**Prompt**:
Please transcribe the data below exactly. Leave the pictures out.

* begin *

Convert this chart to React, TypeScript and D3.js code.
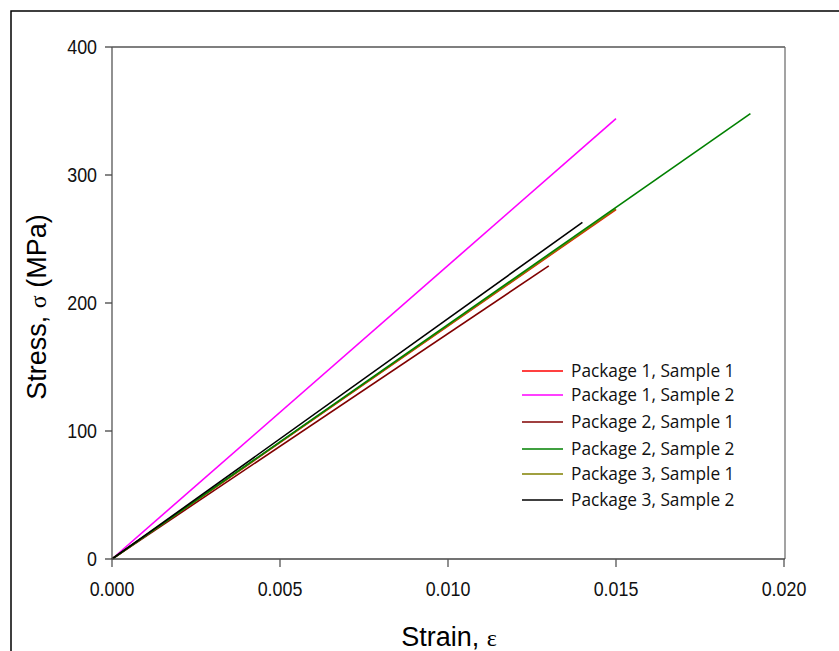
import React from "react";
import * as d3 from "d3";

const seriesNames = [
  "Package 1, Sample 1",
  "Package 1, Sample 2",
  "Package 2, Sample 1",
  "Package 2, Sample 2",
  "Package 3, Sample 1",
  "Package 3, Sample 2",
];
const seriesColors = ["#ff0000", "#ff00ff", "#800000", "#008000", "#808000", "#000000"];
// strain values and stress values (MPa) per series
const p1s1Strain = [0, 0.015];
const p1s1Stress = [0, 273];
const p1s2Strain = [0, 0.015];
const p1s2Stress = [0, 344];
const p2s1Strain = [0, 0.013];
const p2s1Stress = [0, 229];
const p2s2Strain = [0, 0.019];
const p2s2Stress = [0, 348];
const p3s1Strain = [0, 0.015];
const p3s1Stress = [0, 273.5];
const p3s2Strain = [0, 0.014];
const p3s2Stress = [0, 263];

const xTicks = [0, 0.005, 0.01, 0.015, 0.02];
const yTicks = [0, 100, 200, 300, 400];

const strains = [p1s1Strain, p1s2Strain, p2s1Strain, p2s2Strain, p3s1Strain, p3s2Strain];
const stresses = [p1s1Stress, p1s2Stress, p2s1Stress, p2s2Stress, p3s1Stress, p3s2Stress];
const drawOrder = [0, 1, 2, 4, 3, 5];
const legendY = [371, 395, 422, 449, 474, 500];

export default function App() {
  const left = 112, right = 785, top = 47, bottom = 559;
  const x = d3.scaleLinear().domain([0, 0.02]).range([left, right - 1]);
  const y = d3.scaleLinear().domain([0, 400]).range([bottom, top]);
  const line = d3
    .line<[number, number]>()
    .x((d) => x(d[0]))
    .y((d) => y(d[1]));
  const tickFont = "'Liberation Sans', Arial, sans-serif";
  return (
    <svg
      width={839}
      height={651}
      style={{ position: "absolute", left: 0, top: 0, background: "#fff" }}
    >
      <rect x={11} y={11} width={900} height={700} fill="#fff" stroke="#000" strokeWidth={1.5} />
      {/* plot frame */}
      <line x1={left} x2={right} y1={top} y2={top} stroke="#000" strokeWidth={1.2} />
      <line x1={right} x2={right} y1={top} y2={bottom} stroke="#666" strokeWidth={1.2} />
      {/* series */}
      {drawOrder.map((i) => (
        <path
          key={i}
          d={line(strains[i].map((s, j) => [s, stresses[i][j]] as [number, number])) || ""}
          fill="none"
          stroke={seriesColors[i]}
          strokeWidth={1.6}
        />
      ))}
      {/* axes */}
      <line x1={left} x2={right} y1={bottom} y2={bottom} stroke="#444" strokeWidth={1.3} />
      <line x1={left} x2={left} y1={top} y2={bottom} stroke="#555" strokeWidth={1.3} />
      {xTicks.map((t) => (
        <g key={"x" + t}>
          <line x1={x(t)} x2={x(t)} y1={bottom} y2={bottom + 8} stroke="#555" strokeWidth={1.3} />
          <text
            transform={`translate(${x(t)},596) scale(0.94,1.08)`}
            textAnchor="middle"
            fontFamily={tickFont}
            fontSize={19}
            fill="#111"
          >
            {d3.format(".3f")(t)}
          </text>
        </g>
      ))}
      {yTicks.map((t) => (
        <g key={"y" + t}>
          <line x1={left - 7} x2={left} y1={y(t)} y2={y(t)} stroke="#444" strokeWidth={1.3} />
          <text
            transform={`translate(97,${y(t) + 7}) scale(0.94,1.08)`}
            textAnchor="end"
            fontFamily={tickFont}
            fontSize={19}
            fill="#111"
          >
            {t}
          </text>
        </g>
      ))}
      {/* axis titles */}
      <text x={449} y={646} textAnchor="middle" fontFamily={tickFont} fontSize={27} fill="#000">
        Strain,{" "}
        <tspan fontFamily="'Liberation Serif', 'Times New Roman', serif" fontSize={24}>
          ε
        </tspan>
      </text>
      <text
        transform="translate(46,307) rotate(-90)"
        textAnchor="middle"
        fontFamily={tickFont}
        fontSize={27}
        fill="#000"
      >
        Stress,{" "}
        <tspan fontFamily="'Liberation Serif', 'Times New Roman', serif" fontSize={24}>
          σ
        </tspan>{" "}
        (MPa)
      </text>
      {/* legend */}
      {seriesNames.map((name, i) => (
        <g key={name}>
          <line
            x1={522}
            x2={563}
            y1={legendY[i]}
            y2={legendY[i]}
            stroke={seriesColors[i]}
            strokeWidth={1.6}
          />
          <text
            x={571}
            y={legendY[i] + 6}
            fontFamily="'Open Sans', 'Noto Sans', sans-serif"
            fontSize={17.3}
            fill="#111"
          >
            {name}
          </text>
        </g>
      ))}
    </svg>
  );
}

* end *

**Written answer**:
Convert this chart to React, TypeScript and D3.js code.
import React from "react";
import * as d3 from "d3";

const seriesNames = [
  "Package 1, Sample 1",
  "Package 1, Sample 2",
  "Package 2, Sample 1",
  "Package 2, Sample 2",
  "Package 3, Sample 1",
  "Package 3, Sample 2",
];
const seriesColors = ["#ff0000", "#ff00ff", "#800000", "#008000", "#808000", "#000000"];
// strain values and stress values (MPa) per series
const p1s1Strain = [0, 0.015];
const p1s1Stress = [0, 273];
const p1s2Strain = [0, 0.015];
const p1s2Stress = [0, 344];
const p2s1Strain = [0, 0.013];
const p2s1Stress = [0, 229];
const p2s2Strain = [0, 0.019];
const p2s2Stress = [0, 348];
const p3s1Strain = [0, 0.015];
const p3s1Stress = [0, 273.5];
const p3s2Strain = [0, 0.014];
const p3s2Stress = [0, 263];

const xTicks = [0, 0.005, 0.01, 0.015, 0.02];
const yTicks = [0, 100, 200, 300, 400];

const strains = [p1s1Strain, p1s2Strain, p2s1Strain, p2s2Strain, p3s1Strain, p3s2Strain];
const stresses = [p1s1Stress, p1s2Stress, p2s1Stress, p2s2Stress, p3s1Stress, p3s2Stress];
const drawOrder = [0, 1, 2, 4, 3, 5];
const legendY = [371, 395, 422, 449, 474, 500];

export default function App() {
  const left = 112, right = 785, top = 47, bottom = 559;
  const x = d3.scaleLinear().domain([0, 0.02]).range([left, right - 1]);
  const y = d3.scaleLinear().domain([0, 400]).range([bottom, top]);
  const line = d3
    .line<[number, number]>()
    .x((d) => x(d[0]))
    .y((d) => y(d[1]));
  const tickFont = "'Liberation Sans', Arial, sans-serif";
  return (
    <svg
      width={839}
      height={651}
      style={{ position: "absolute", left: 0, top: 0, background: "#fff" }}
    >
      <rect x={11} y={11} width={900} height={700} fill="#fff" stroke="#000" strokeWidth={1.5} />
      {/* plot frame */}
      <line x1={left} x2={right} y1={top} y2={top} stroke="#000" strokeWidth={1.2} />
      <line x1={right} x2={right} y1={top} y2={bottom} stroke="#666" strokeWidth={1.2} />
      {/* series */}
      {drawOrder.map((i) => (
        <path
          key={i}
          d={line(strains[i].map((s, j) => [s, stresses[i][j]] as [number, number])) || ""}
          fill="none"
          stroke={seriesColors[i]}
          strokeWidth={1.6}
        />
      ))}
      {/* axes */}
      <line x1={left} x2={right} y1={bottom} y2={bottom} stroke="#444" strokeWidth={1.3} />
      <line x1={left} x2={left} y1={top} y2={bottom} stroke="#555" strokeWidth={1.3} />
      {xTicks.map((t) => (
        <g key={"x" + t}>
          <line x1={x(t)} x2={x(t)} y1={bottom} y2={bottom + 8} stroke="#555" strokeWidth={1.3} />
          <text
            transform={`translate(${x(t)},596) scale(0.94,1.08)`}
            textAnchor="middle"
            fontFamily={tickFont}
            fontSize={19}
            fill="#111"
          >
            {d3.format(".3f")(t)}
          </text>
        </g>
      ))}
      {yTicks.map((t) => (
        <g key={"y" + t}>
          <line x1={left - 7} x2={left} y1={y(t)} y2={y(t)} stroke="#444" strokeWidth={1.3} />
          <text
            transform={`translate(97,${y(t) + 7}) scale(0.94,1.08)`}
            textAnchor="end"
            fontFamily={tickFont}
            fontSize={19}
            fill="#111"
          >
            {t}
          </text>
        </g>
      ))}
      {/* axis titles */}
      <text x={449} y={646} textAnchor="middle" fontFamily={tickFont} fontSize={27} fill="#000">
        Strain,{" "}
        <tspan fontFamily="'Liberation Serif', 'Times New Roman', serif" fontSize={24}>
          ε
        </tspan>
      </text>
      <text
        transform="translate(46,307) rotate(-90)"
        textAnchor="middle"
        fontFamily={tickFont}
        fontSize={27}
        fill="#000"
      >
        Stress,{" "}
        <tspan fontFamily="'Liberation Serif', 'Times New Roman', serif" fontSize={24}>
          σ
        </tspan>{" "}
        (MPa)
      </text>
      {/* legend */}
      {seriesNames.map((name, i) => (
        <g key={name}>
          <line
            x1={522}
            x2={563}
            y1={legendY[i]}
            y2={legendY[i]}
            stroke={seriesColors[i]}
            strokeWidth={1.6}
          />
          <text
            x={571}
            y={legendY[i] + 6}
            fontFamily="'Open Sans', 'Noto Sans', sans-serif"
            fontSize={17.3}
            fill="#111"
          >
            {name}
          </text>
        </g>
      ))}
    </svg>
  );
}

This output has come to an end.